My plan is to read Crampton Hodnet by Barbara Pym, #568. It's an early work that went unpublished until after Pym's death.

3kaggsy
Set 29, 2023, 4:16 pm

>2 NinieB: excellent! There are a couple of Pym in the list! 😊

4kayclifton
Set 30, 2023, 3:51 pm

I intend to read High Rising by Angela Thirkell. I'll probably read some of her other books also.

5Sakerfalcon
Ott 3, 2023, 8:41 am

By a lucky chance I started reading The glass cell by Patricia Highsmith yesterday, which happens to fall into this month's category!

I will also read A fugue in time, one of the few Rumer Godden's I haven't yet read.

6NinieB
Ott 17, 2023, 8:29 pm

I'm very happy I chose to read Crampton Hodnet.
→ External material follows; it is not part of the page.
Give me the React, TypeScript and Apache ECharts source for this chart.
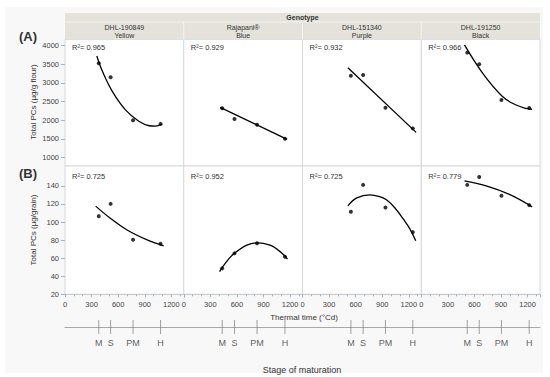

It's a funny, sweet novel set in pre-WWII Oxford.

7Sakerfalcon
Ott 18, 2023, 10:06 am

I've read both The glass cell and A fugue in time.

The Highsmith was a typically gripping read, although I found the first half which showed the protagonist's life in prison to be more interesting than the suspense plot which kicks off after he is released. The author corresponded with a prison inmate while she was writing which must account for the visceral reality of these chapters.

A fugue in time won't become one of my favourite Goddens but I did enjoy it. It's one of her "house" books where the house is as much a character as the family who lives there. The stories of the generations bleed into each other through time.